I strive to be a good parent, to teach my children the difference between right and wrong, how to be polite and well mannered, and to treat others as you wish to be treated. And often times, it goes in one ear and out the other. I think many other parents have the same experience. They're kids -- they listen when they want to and tune out when they don't. And we're working on this...
But, in the two previous trips that we've taken our kids down to Disney World, I can only think of one time where we had an incident. One. Over almost two weeks time. Fourteen hour days (many without naps). With two kids under the age of 5. That's fairly impressive.
And in fact, I can think of dozens of instances where they were better to and with each other, helping each other, and playing with each other. It's like they put being siblings on hold for those few days.
It's amazing what a Mouse can do.
My point is that while we enjoy the weather, the rides, and the kids being able to see the characters, what I enjoy the most is the atmosphere.
It's a world within our world, where what's happening outside the 30,080 acres of Disney-owned property simply doesn't matter. It's not that it doesn't matter, but that it doesn't impact what's happening inside the parks. The "cast members" that work there make you feel at home and welcome, you're not (really) worried about someone stealing your stuff, and generally, people are all in a great mood.
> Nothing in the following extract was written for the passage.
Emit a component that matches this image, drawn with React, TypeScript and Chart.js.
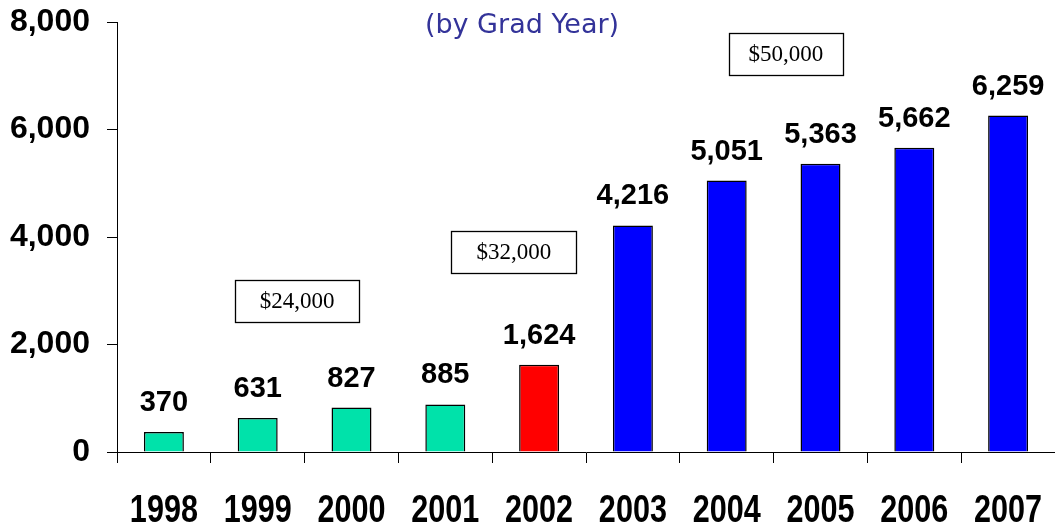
import React, { useEffect, useRef } from "react";
import { Chart, registerables } from "chart.js";

Chart.register(...registerables);

const categories = ["1998", "1999", "2000", "2001", "2002", "2003", "2004", "2005", "2006", "2007"];
const recipients = [370, 631, 827, 885, 1624, 4216, 5051, 5363, 5662, 6259];
const yTickValues = [0, 2000, 4000, 6000, 8000];
const subtitleText = "(by Grad Year)";
const annotationLabels = ["$24,000", "$32,000", "$50,000"];
const annotationCategory = [1.42, 3.73, 6.63];
const annotationValue = [2810, 3725, 7405];

const TEAL = "#00E2AA";
const RED = "#FF0000";
const BLUE = "#0000FF";
const barColors = [TEAL, TEAL, TEAL, TEAL, RED, BLUE, BLUE, BLUE, BLUE, BLUE];
const annotationBoxWidths = [124, 125, 114];

const SANS = "'Liberation Sans', Arial, sans-serif";

const overlayPlugin = {
  id: "overlay",
  afterDatasetsDraw(chart: any) {
    const ctx = chart.ctx;
    const meta = chart.getDatasetMeta(0);
    const xs = chart.scales.x;
    const ys = chart.scales.y;
    ctx.save();
    // value labels
    ctx.fillStyle = "#000";
    ctx.font = `bold 29px ${SANS}`;
    ctx.textAlign = "center";
    ctx.textBaseline = "alphabetic";
    meta.data.forEach((bar: any, i: number) => {
      const v = recipients[i];
      ctx.fillText(v.toLocaleString("en-US"), bar.x, bar.y - 21);
    });
    // category labels (condensed)
    ctx.font = `bold 38px ${SANS}`;
    categories.forEach((c, i) => {
      const x = xs.getPixelForTick(i);
      ctx.save();
      ctx.translate(x, xs.bottom - 7);
      ctx.scale(0.805, 1);
      ctx.fillText(c, 0, 0);
      ctx.restore();
    });
    // annotation boxes
    ctx.font = `23px 'Liberation Serif', 'Times New Roman', serif`;
    ctx.textBaseline = "middle";
    annotationLabels.forEach((label, i) => {
      const cx = xs.getPixelForValue(annotationCategory[i]);
      const cy = ys.getPixelForValue(annotationValue[i]);
      const w = annotationBoxWidths[i];
      const h = 42;
      ctx.fillStyle = "#fff";
      ctx.fillRect(cx - w / 2, cy - h / 2, w, h);
      ctx.strokeStyle = "#000";
      ctx.lineWidth = 1.3;
      ctx.strokeRect(Math.round(cx - w / 2) + 0.5, Math.round(cy - h / 2) + 0.5, w, h);
      ctx.fillStyle = "#000";
      ctx.fillText(label, cx, cy + 1);
    });
    // subtitle
    ctx.fillStyle = "#333399";
    ctx.font = `27px 'DejaVu Sans', Verdana, sans-serif`;
    ctx.textBaseline = "alphabetic";
    ctx.fillText(subtitleText, 522, 33);
    ctx.restore();
  },
};

export default function App() {
  const canvasRef = useRef<HTMLCanvasElement | null>(null);

  useEffect(() => {
    document.body.style.margin = "0";
    const canvas = canvasRef.current;
    if (!canvas) return;
    const chart = new Chart(canvas, {
      type: "bar",
      data: {
        labels: categories,
        datasets: [
          {
            data: recipients,
            backgroundColor: barColors,
            borderColor: "#000",
            borderWidth: 1.5,
            barPercentage: 0.426,
            categoryPercentage: 1,
          },
        ],
      },
      options: {
        responsive: false,
        animation: false,
        devicePixelRatio: 1,
        layout: { padding: { top: 22, right: 0, left: 0, bottom: 0 } },
        plugins: {
          legend: { display: false },
          tooltip: { enabled: false },
          title: { display: false },
        },
        scales: {
          x: {
            offset: true,
            grid: {
              display: true,
              offset: true,
              drawOnChartArea: false,
              drawTicks: true,
              tickLength: 11,
              color: "#000",
              lineWidth: 1,
            },
            border: { display: true, color: "#000", width: 1 },
            ticks: {
              display: false,
              autoSkip: false,
              maxRotation: 0,
            },
            afterFit(scale: any) {
              scale.height = 77;
              scale.paddingLeft = 0;
              scale.paddingRight = 0;
            },
          },
          y: {
            min: 0,
            max: 8000,
            afterBuildTicks(scale: any) {
              scale.ticks = yTickValues.map((v) => ({ value: v }));
            },
            grid: {
              display: true,
              drawOnChartArea: false,
              drawTicks: true,
              tickLength: 10,
              color: "#000",
              lineWidth: 1,
            },
            border: { display: true, color: "#000", width: 1 },
            ticks: {
              color: "#000",
              font: { family: SANS, size: 32, weight: "bold" },
              padding: 17,
              callback: (v: any) => Number(v).toLocaleString("en-US"),
            },
            afterFit(scale: any) {
              scale.width = 117;
              scale.paddingTop = 0;
              scale.paddingBottom = 0;
            },
          },
        },
      },
      plugins: [overlayPlugin],
    });
    return () => chart.destroy();
  }, []);

  return (
    <div style={{ position: "absolute", left: 0, top: 0, width: 1055, height: 529 }}>
      <canvas ref={canvasRef} width={1055} height={529} style={{ width: 1055, height: 529 }} />
    </div>
  );
}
It's like it brings out the best in who we are as humans, something that I hope we all bring home with us.
I know that there are Disney-haters out there, that can't stand how commercialized it is, that are frustrated that there are full aisles of toys at Target with nothing but Disney toys and clothes, and I get that. But, within the confines of the Disney properties, I'd challenge anyone to find me a better place to show your kids what's possible in life if they believe.
I love Disney World because it shows us what we're all capable of being -- kind, generous, courteous, polite. I know that I strive to be all those things and I hope my kids pick up on that, because it's one thing to tell them to act like a princess, it's another thing for them to see it for themselves.
Seeing is believing, and I love what I see when we vacation there. We're all as humans just better people when we're there, and that's why I'll take my kids there every chance I get.